Ben Goldhaber Jan 8, 2023, 6:11 PM
3 points
0
in reply to: James_Miller’s comment on: Protectionism will Slow the Deployment of AI
This seems like an important crux to me, because I don’t think greatly slowing AI in the US would require new federal laws. I think many of the actions I listed could be taken by government agencies who over-interpret their existing mandates given the right political and social climate. For instance, the eviction moratorium during COVID, obviously should have required congressional action, but was done by fiat through an over-interpretation of authority by an executive branch agency.
What they do or do not do seems mostly dictated by that socio-political climate, and by the courts, which means less veto points for industry.
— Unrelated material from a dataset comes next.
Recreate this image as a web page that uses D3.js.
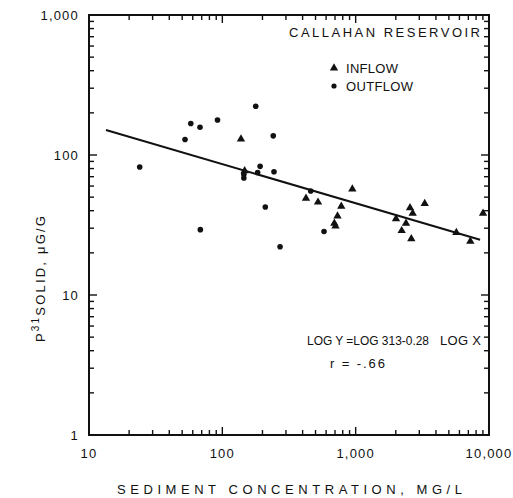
<!DOCTYPE html>
<html>
<head>
<meta charset="utf-8">
<script src="https://cdn.jsdelivr.net/npm/d3@7"></script>
<style>
  body { margin: 0; background: #fff; }
  text { font-family: "Liberation Sans", Arial, sans-serif; fill: #111; }
</style>
</head>
<body>
<script>
// inflow samples: sediment concentration (mg/L), P31 solid (ug/g)
var inflowX = [138, 147, 424, 522, 944, 780, 731, 692, 706, 2007, 2556, 2677, 3295, 2385, 2214, 2614, 5689, 7244, 9020];
var inflowY = [130, 77, 49, 46, 57, 43, 36.6, 32.5, 31, 35, 42, 38.3, 45, 32.5, 28.8, 25.2, 27.9, 24.2, 38.3];

// outflow samples
var outflowX = [24, 52.5, 58, 68, 92, 178, 241, 192, 184, 244, 145, 145, 68.4, 210, 271, 460, 579];
var outflowY = [82, 129, 168, 158, 178, 223, 137, 83, 75, 76, 73, 68.5, 29.3, 42.5, 22.1, 55.3, 28.4];

// regression line end points, as drawn
var fitX = [13.4, 8570];
var fitY = [151, 24.8];

var xTicks = [10, 100, 1000, 10000];
var xTickLabels = ["10", "100", "1,000", "10,000"];
var yTicks = [1, 10, 100, 1000];
var yTickLabels = ["1", "10", "100", "1,000"];

var svg = d3.select("body")
    .append("svg")
    .attr("width", 513)
    .attr("height", 498);

var x = d3.scaleLog().domain([10, 10000]).range([89, 489]);
var y = d3.scaleLog().domain([1, 1000]).range([435, 15]);

// minor + major tick values for every decade
function logTicks(lo, hi) {
    var out = [];
    for (var d = lo; d < hi; d *= 10) {
        for (var k = 1; k < 10; k++) out.push(d * k);
    }
    out.push(hi);
    return out;
}
var xAll = logTicks(10, 10000);
var yAll = logTicks(1, 1000);

function tickLen(v) {
    var l = Math.log10(v);
    return Math.abs(l - Math.round(l)) < 1e-9 ? 8 : 5;
}

var ticks = svg.append("g")
    .attr("stroke", "#111")
    .attr("stroke-width", 1.4);

// bottom and top, pointing inward
ticks.selectAll("line.xb")
    .data(xAll)
    .enter()
    .append("line")
    .attr("class", "xb")
    .attr("x1", function(d) { return x(d); })
    .attr("x2", function(d) { return x(d); })
    .attr("y1", y(1))
    .attr("y2", function(d) { return y(1) - tickLen(d); });
ticks.selectAll("line.xt")
    .data(xAll)
    .enter()
    .append("line")
    .attr("class", "xt")
    .attr("x1", function(d) { return x(d); })
    .attr("x2", function(d) { return x(d); })
    .attr("y1", y(1000))
    .attr("y2", function(d) { return y(1000) + tickLen(d); });
// left and right
ticks.selectAll("line.yl")
    .data(yAll)
    .enter()
    .append("line")
    .attr("class", "yl")
    .attr("y1", function(d) { return y(d); })
    .attr("y2", function(d) { return y(d); })
    .attr("x1", x(10))
    .attr("x2", function(d) { return x(10) + tickLen(d); });
ticks.selectAll("line.yr")
    .data(yAll)
    .enter()
    .append("line")
    .attr("class", "yr")
    .attr("y1", function(d) { return y(d); })
    .attr("y2", function(d) { return y(d); })
    .attr("x1", x(10000))
    .attr("x2", function(d) { return x(10000) - tickLen(d); });

// frame
svg.append("rect")
    .attr("x", x(10))
    .attr("y", y(1000))
    .attr("width", x(10000) - x(10))
    .attr("height", y(1) - y(1000))
    .attr("fill", "none")
    .attr("stroke", "#111")
    .attr("stroke-width", 2);

// tick labels
svg.selectAll("text.xlab")
    .data(xTicks)
    .enter()
    .append("text")
    .attr("class", "xlab")
    .text(function(d, i) { return xTickLabels[i]; })
    .attr("x", function(d) { return x(d); })
    .attr("y", 458)
    .attr("text-anchor", "middle")
    .attr("font-size", "13px")
    .attr("letter-spacing", "1.2px");

svg.selectAll("text.ylab")
    .data(yTicks)
    .enter()
    .append("text")
    .attr("class", "ylab")
    .text(function(d, i) { return yTickLabels[i]; })
    .attr("x", 79)
    .attr("y", function(d) { return y(d) + 5; })
    .attr("text-anchor", "end")
    .attr("font-size", "13px")
    .attr("letter-spacing", "1.2px");

// axis titles
svg.append("text")
    .text("SEDIMENT CONCENTRATION, MG/L")
    .attr("x", 117)
    .attr("y", 494)
    .attr("font-size", "13px")
    .attr("textLength", 345)
    .attr("lengthAdjust", "spacing");

var ytitle = svg.append("text")
    .attr("transform", "translate(45,278) rotate(-90)")
    .attr("text-anchor", "middle")
    .attr("font-size", "13px")
    .attr("letter-spacing", "2.2px");
ytitle.append("tspan").text("P");
ytitle.append("tspan").text("31").attr("dy", -6).attr("font-size", "10px");
ytitle.append("tspan").text("SOLID, \u03BCG/G").attr("dy", 6);

// regression line
svg.append("line")
    .attr("x1", x(fitX[0])).attr("y1", y(fitY[0]))
    .attr("x2", x(fitX[1])).attr("y2", y(fitY[1]))
    .attr("stroke", "#111")
    .attr("stroke-width", 2);

// points
svg.selectAll("circle.out")
    .data(outflowX)
    .enter()
    .append("circle")
    .attr("class", "out")
    .attr("cx", function(d) { return x(d); })
    .attr("cy", function(d, i) { return y(outflowY[i]); })
    .attr("r", 2.8)
    .attr("fill", "#111");

var tri = d3.symbol().type(d3.symbolTriangle).size(30);
svg.selectAll("path.in")
    .data(inflowX)
    .enter()
    .append("path")
    .attr("class", "in")
    .attr("d", tri)
    .attr("transform", function(d, i) {
        return "translate(" + x(d) + "," + y(inflowY[i]) + ")";
    })
    .attr("fill", "#111");

// annotations
svg.append("text")
    .text("CALLAHAN RESERVOIR")
    .attr("x", 289).attr("y", 37)
    .attr("font-size", "13px")
    .attr("textLength", 191)
    .attr("lengthAdjust", "spacing");

svg.append("path")
    .attr("d", tri)
    .attr("transform", "translate(334,68)")
    .attr("fill", "#111");
svg.append("text")
    .text("INFLOW")
    .attr("x", 346).attr("y", 73)
    .attr("font-size", "13px")
    .attr("textLength", 52)
    .attr("lengthAdjust", "spacing");

svg.append("circle")
    .attr("cx", 334).attr("cy", 86)
    .attr("r", 2.6)
    .attr("fill", "#111");
svg.append("text")
    .text("OUTFLOW")
    .attr("x", 346).attr("y", 91)
    .attr("font-size", "13px")
    .attr("textLength", 67)
    .attr("lengthAdjust", "spacing");

svg.append("text")
    .text("LOG Y =LOG 313-0.28")
    .attr("x", 307).attr("y", 345)
    .attr("font-size", "12.5px")
    .attr("textLength", 122)
    .attr("lengthAdjust", "spacingAndGlyphs");
svg.append("text")
    .text("LOG X")
    .attr("x", 440).attr("y", 345)
    .attr("font-size", "13px")
    .attr("textLength", 41)
    .attr("lengthAdjust", "spacing");

svg.append("text")
    .text("r = -.66")
    .attr("x", 330).attr("y", 368)
    .attr("font-size", "13px")
    .attr("textLength", 55)
    .attr("lengthAdjust", "spacing");
</script>
</body>
</html>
Ben Goldhaber Jan 8, 2023, 3:00 PM
1 point
0
in reply to: James_Miller’s comment on: Protectionism will Slow the Deployment of AI
I agree that competition with China is a plausible reason regulation won’t happen; that will certainly be one of the arguments advanced by industry and NatSec as to why it should not be throttled. However, I’m not sure, and currently don’t think it will, be stronger than the protectionist impulses,. Possibly it will exacerbate the “centralization” of AI dynamic that I listed in the ‘licensing’ bullet point, where large existing players receive money and de-facto license to operate in certain areas and then avoid others (as memeticimagery points out). So for instance we see more military style research, and GooAmBookSoft tacitly agree to not deploy AI that would replace lawyers.
To your point on big tech’s political influence; they have, in some absolute sense, a lot of political power, but relatively they are much weaker in political influence than peer industries. I think they’ve benefitted a lot from the R-D stalemate in DC; I’m positing that this will go around/through this stalemate, and I don’t think they currently have the softpower to stop that.